Jia Tolentino in The New Yorker:
Refugee stories often focus on transit, for obvious reasons. Children travel thousands of miles unaccompanied, hiding in train stations and surviving on wild fruit; men are beaten, jailed, and swindled just for the chance to make it on a boat that, if it doesn’t capsize and kill them, will allow them to try their luck in other dangerous seas. But in his new novel, “Exit West,” Mohsin Hamid, the author of “The Reluctant Fundamentalist” and “How to Get Filthy Rich in Rising Asia,” tells a story about migration in which the refugee’s journey is compressed into an instant. (An excerpt from the novel ran in this magazine.) In the world of “Exit West,” migration doesn’t involve rubber rafts or bloodied feet but, rather, “doors that could take you elsewhere, often to places far away.”

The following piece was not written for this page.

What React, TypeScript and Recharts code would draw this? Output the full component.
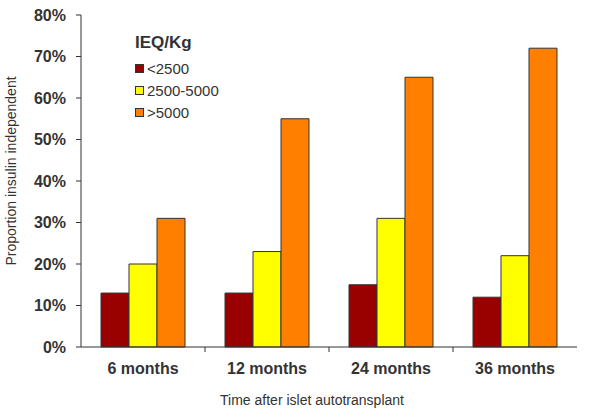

When the novel opens, rumors of those doors have started circulating in a nameless, besieged country, where Saeed and Nadia, the book’s protagonists, live. They reside, at first, in an ordinary world. “In a city swollen by refugees but still mostly at peace, or at least not yet openly at war, a young man met a young woman in a classroom and did not speak to her,” the book begins. The novel’s sentences tend toward the long and orotund: “It might seem odd that in cities teetering at the edge of the abyss young people still go to class—in this case an evening class on corporate identity and product branding—but that is the way of things, with cities as with life, for one moment we are puttering about our errands as usual and the next we are dying, and our eternally impending ending does not put a stop to our transient beginnings and middles until the instant when it does.” That last phrase is a statement of purpose for both migration and romance. This is a love story, too.